● **Data**
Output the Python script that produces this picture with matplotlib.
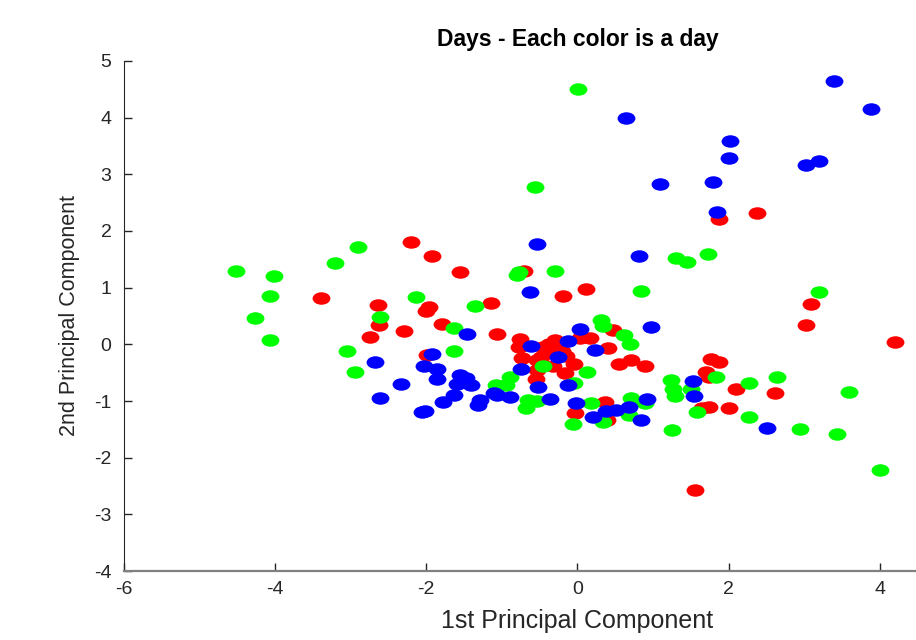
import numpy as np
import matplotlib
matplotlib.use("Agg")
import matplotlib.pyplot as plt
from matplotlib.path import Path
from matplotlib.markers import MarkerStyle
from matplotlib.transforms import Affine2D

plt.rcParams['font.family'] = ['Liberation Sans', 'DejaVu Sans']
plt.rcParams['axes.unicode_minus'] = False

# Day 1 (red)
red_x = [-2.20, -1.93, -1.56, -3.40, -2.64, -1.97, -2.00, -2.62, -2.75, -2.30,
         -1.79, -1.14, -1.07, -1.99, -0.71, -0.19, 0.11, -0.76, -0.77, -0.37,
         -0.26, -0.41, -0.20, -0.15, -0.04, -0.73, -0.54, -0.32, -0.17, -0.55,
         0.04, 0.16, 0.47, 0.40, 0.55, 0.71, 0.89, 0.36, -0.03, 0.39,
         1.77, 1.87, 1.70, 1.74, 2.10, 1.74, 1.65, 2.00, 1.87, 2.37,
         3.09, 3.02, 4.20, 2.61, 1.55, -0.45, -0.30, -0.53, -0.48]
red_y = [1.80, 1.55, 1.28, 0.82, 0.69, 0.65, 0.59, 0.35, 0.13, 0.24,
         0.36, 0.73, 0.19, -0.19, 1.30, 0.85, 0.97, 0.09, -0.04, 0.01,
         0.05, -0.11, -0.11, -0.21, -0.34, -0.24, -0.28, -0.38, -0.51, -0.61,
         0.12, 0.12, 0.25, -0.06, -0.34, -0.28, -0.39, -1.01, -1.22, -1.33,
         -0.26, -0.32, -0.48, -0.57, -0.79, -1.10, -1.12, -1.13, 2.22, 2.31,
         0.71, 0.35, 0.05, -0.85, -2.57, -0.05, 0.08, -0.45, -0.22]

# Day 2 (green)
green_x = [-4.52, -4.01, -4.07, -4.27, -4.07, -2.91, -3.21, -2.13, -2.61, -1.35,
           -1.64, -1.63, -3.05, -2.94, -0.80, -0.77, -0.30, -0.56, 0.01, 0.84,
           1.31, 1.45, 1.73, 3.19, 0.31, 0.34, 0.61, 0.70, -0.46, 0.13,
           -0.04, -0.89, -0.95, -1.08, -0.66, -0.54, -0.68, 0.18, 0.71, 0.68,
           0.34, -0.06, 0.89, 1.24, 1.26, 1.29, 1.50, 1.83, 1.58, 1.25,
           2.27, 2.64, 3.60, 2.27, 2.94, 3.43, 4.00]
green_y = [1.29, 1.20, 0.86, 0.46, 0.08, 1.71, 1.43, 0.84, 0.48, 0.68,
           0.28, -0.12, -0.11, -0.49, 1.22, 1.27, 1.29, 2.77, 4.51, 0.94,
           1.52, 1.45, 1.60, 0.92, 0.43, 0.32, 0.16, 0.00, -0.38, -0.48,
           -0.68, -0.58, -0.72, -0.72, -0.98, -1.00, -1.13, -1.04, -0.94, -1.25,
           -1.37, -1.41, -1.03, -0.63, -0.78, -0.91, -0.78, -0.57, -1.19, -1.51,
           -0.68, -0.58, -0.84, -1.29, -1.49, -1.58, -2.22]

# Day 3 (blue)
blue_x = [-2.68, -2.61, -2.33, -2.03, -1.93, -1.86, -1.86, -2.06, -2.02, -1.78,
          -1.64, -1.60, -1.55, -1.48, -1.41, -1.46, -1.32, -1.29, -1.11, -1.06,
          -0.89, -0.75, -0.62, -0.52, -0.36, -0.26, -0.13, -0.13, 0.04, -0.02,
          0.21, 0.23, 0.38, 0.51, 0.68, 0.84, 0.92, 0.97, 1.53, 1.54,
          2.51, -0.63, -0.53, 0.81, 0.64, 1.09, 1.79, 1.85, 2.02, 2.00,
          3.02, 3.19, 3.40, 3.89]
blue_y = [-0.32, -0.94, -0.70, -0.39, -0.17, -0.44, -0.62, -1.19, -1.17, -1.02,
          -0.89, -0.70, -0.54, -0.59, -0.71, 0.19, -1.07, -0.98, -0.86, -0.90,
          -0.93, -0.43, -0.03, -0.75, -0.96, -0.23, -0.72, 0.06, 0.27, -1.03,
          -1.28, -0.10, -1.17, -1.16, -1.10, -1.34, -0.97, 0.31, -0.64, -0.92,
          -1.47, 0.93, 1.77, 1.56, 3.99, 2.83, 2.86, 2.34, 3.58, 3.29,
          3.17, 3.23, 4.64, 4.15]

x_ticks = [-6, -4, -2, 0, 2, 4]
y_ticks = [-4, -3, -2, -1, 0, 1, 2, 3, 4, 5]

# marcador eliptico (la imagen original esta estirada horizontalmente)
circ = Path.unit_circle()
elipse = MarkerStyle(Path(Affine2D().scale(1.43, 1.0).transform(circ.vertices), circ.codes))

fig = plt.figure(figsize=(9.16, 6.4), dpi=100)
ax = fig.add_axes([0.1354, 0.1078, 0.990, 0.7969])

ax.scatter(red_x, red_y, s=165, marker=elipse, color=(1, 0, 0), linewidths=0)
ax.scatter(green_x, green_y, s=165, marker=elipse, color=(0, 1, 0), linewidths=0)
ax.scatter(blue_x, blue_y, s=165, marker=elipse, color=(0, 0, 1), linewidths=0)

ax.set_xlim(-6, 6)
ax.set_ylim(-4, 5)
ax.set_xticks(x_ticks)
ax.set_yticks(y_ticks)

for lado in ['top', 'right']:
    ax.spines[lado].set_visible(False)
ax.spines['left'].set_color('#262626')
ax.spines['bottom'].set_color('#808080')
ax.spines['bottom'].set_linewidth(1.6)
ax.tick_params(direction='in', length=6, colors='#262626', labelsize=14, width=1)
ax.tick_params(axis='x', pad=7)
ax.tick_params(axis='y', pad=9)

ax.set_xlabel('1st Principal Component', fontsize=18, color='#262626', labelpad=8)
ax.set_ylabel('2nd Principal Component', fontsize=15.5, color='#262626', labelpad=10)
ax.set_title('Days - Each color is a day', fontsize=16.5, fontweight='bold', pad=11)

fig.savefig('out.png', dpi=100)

● **What is needed**
Restate exactly, please, only the lines between the start of the data and the line containing "from matplotlib.transforms import Affine2D", both ends included, skipping the pictures.

● **Complete response**
Output the Python script that produces this picture with matplotlib.
import numpy as np
import matplotlib
matplotlib.use("Agg")
import matplotlib.pyplot as plt
from matplotlib.path import Path
from matplotlib.markers import MarkerStyle
from matplotlib.transforms import Affine2D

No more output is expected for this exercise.